REQUIRED TASK: Images are not part of the copy; transcribe all the data exactly.

--------------------------------------------------

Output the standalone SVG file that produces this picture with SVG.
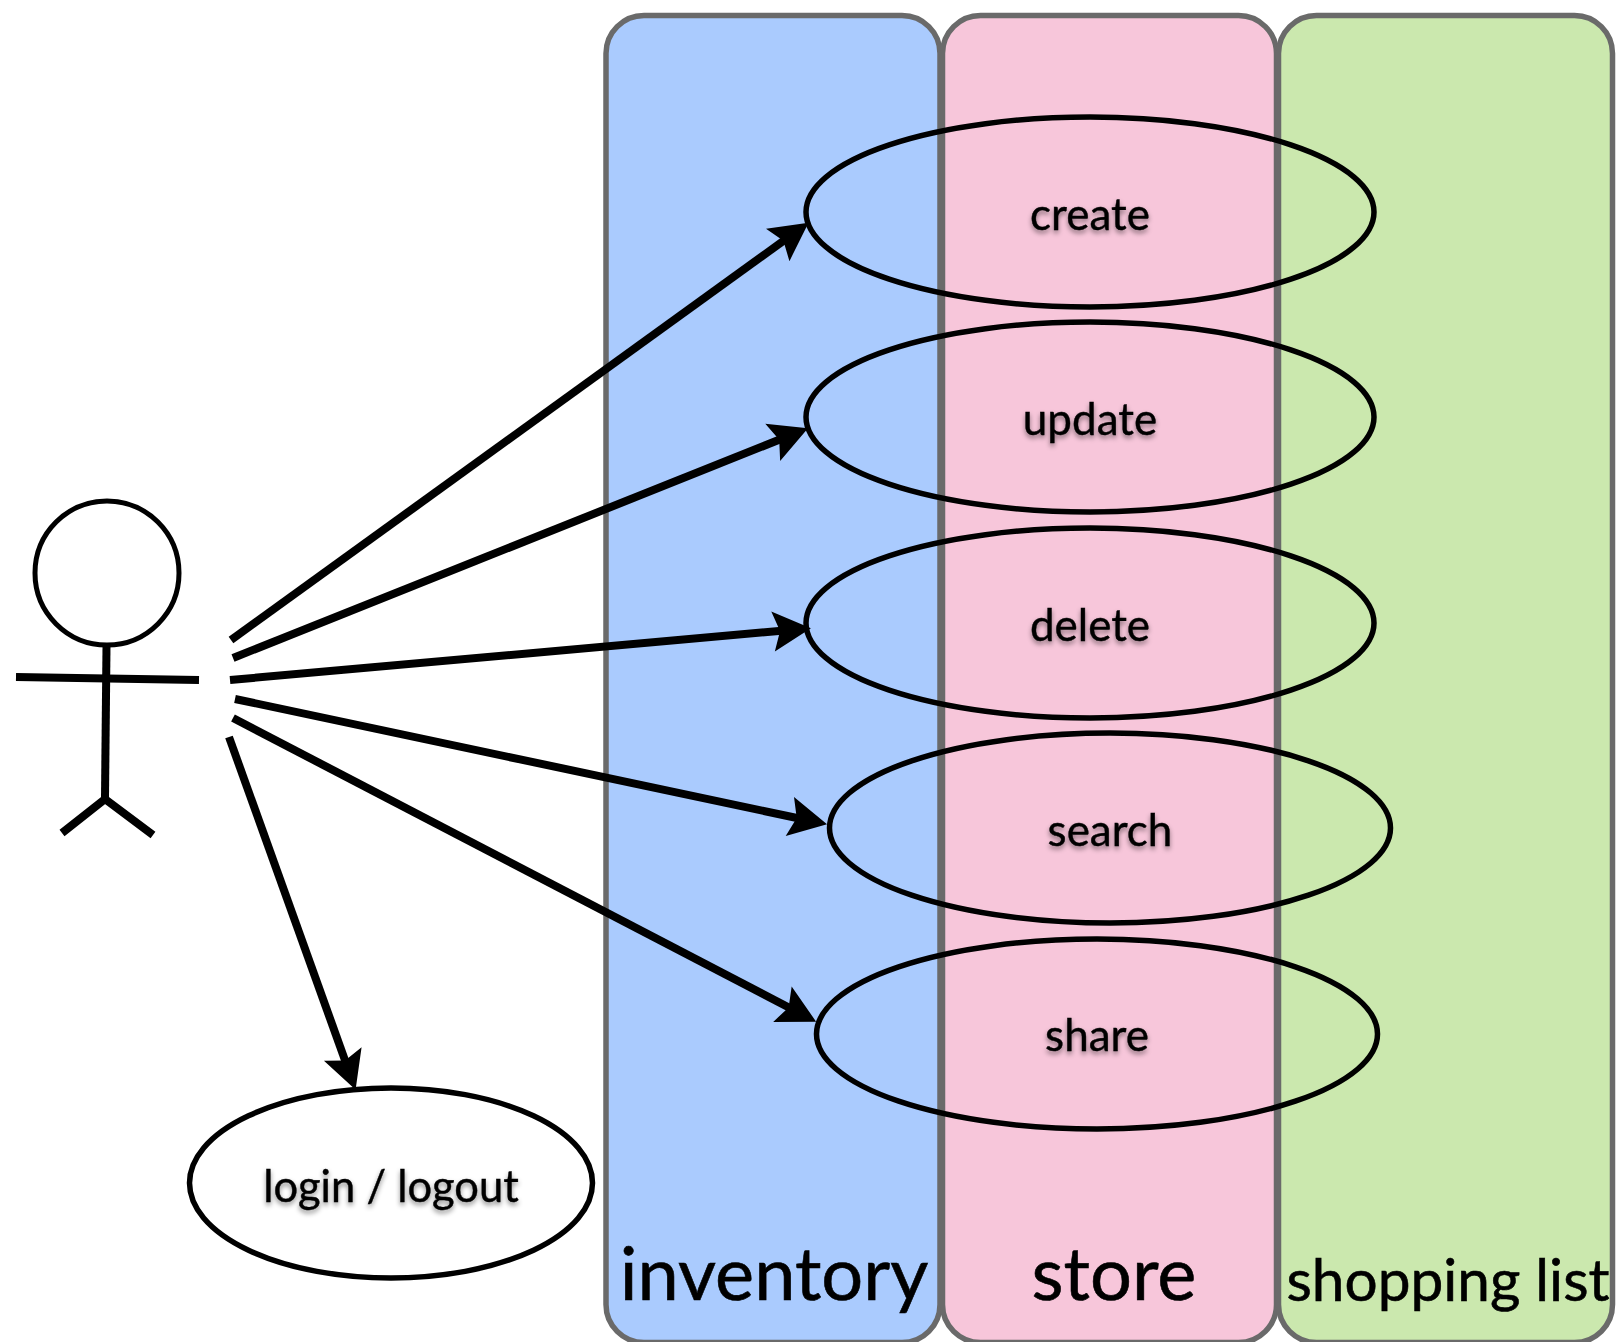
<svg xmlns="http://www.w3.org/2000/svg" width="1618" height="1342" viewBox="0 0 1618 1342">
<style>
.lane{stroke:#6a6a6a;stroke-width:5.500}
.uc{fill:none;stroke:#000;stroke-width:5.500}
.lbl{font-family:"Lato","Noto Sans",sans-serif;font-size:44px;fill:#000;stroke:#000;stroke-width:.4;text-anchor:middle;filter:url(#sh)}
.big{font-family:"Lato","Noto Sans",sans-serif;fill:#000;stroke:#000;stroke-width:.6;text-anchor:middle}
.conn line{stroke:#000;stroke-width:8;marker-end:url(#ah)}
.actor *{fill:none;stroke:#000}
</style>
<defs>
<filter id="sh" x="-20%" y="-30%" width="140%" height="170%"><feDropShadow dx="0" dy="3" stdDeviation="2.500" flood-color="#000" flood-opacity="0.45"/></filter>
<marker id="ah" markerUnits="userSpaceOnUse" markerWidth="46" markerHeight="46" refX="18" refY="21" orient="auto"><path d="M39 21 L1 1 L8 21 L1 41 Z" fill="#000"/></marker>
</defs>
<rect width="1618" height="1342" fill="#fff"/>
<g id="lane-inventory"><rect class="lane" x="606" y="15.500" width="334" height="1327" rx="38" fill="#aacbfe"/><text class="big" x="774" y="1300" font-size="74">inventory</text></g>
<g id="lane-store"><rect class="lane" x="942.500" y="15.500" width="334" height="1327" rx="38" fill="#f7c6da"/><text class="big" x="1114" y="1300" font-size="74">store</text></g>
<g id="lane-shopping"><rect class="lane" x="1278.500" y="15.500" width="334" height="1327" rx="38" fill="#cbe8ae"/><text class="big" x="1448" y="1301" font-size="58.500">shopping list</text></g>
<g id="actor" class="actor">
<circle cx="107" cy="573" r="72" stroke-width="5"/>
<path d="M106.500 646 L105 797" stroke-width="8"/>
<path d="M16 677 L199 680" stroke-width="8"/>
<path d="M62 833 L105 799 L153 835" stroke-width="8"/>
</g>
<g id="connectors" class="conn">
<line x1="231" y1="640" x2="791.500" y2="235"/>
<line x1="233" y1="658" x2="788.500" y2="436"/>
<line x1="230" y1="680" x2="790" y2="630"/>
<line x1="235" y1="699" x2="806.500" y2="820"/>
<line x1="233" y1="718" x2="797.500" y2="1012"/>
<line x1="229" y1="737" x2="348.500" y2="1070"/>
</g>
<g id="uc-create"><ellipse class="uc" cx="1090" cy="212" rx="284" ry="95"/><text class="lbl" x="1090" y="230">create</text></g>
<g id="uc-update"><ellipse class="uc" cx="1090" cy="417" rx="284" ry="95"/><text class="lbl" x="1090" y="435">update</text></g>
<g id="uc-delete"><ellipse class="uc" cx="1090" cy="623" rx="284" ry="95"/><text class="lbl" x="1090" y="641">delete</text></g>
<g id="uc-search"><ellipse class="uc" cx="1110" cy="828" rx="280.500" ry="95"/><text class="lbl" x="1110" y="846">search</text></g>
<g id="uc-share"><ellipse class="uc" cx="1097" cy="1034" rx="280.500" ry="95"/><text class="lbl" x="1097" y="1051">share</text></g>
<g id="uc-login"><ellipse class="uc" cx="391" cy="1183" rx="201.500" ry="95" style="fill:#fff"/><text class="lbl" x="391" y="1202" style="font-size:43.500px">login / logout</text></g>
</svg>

--------------------------------------------------

SOLUTION TO THIS PROBLEM:
Output the standalone SVG file that produces this picture with SVG.
<svg xmlns="http://www.w3.org/2000/svg" width="1618" height="1342" viewBox="0 0 1618 1342">
<style>
.lane{stroke:#6a6a6a;stroke-width:5.500}
.uc{fill:none;stroke:#000;stroke-width:5.500}
.lbl{font-family:"Lato","Noto Sans",sans-serif;font-size:44px;fill:#000;stroke:#000;stroke-width:.4;text-anchor:middle;filter:url(#sh)}
.big{font-family:"Lato","Noto Sans",sans-serif;fill:#000;stroke:#000;stroke-width:.6;text-anchor:middle}
.conn line{stroke:#000;stroke-width:8;marker-end:url(#ah)}
.actor *{fill:none;stroke:#000}
</style>
<defs>
<filter id="sh" x="-20%" y="-30%" width="140%" height="170%"><feDropShadow dx="0" dy="3" stdDeviation="2.500" flood-color="#000" flood-opacity="0.45"/></filter>
<marker id="ah" markerUnits="userSpaceOnUse" markerWidth="46" markerHeight="46" refX="18" refY="21" orient="auto"><path d="M39 21 L1 1 L8 21 L1 41 Z" fill="#000"/></marker>
</defs>
<rect width="1618" height="1342" fill="#fff"/>
<g id="lane-inventory"><rect class="lane" x="606" y="15.500" width="334" height="1327" rx="38" fill="#aacbfe"/><text class="big" x="774" y="1300" font-size="74">inventory</text></g>
<g id="lane-store"><rect class="lane" x="942.500" y="15.500" width="334" height="1327" rx="38" fill="#f7c6da"/><text class="big" x="1114" y="1300" font-size="74">store</text></g>
<g id="lane-shopping"><rect class="lane" x="1278.500" y="15.500" width="334" height="1327" rx="38" fill="#cbe8ae"/><text class="big" x="1448" y="1301" font-size="58.500">shopping list</text></g>
<g id="actor" class="actor">
<circle cx="107" cy="573" r="72" stroke-width="5"/>
<path d="M106.500 646 L105 797" stroke-width="8"/>
<path d="M16 677 L199 680" stroke-width="8"/>
<path d="M62 833 L105 799 L153 835" stroke-width="8"/>
</g>
<g id="connectors" class="conn">
<line x1="231" y1="640" x2="791.500" y2="235"/>
<line x1="233" y1="658" x2="788.500" y2="436"/>
<line x1="230" y1="680" x2="790" y2="630"/>
<line x1="235" y1="699" x2="806.500" y2="820"/>
<line x1="233" y1="718" x2="797.500" y2="1012"/>
<line x1="229" y1="737" x2="348.500" y2="1070"/>
</g>
<g id="uc-create"><ellipse class="uc" cx="1090" cy="212" rx="284" ry="95"/><text class="lbl" x="1090" y="230">create</text></g>
<g id="uc-update"><ellipse class="uc" cx="1090" cy="417" rx="284" ry="95"/><text class="lbl" x="1090" y="435">update</text></g>
<g id="uc-delete"><ellipse class="uc" cx="1090" cy="623" rx="284" ry="95"/><text class="lbl" x="1090" y="641">delete</text></g>
<g id="uc-search"><ellipse class="uc" cx="1110" cy="828" rx="280.500" ry="95"/><text class="lbl" x="1110" y="846">search</text></g>
<g id="uc-share"><ellipse class="uc" cx="1097" cy="1034" rx="280.500" ry="95"/><text class="lbl" x="1097" y="1051">share</text></g>
<g id="uc-login"><ellipse class="uc" cx="391" cy="1183" rx="201.500" ry="95" style="fill:#fff"/><text class="lbl" x="391" y="1202" style="font-size:43.500px">login / logout</text></g>
</svg>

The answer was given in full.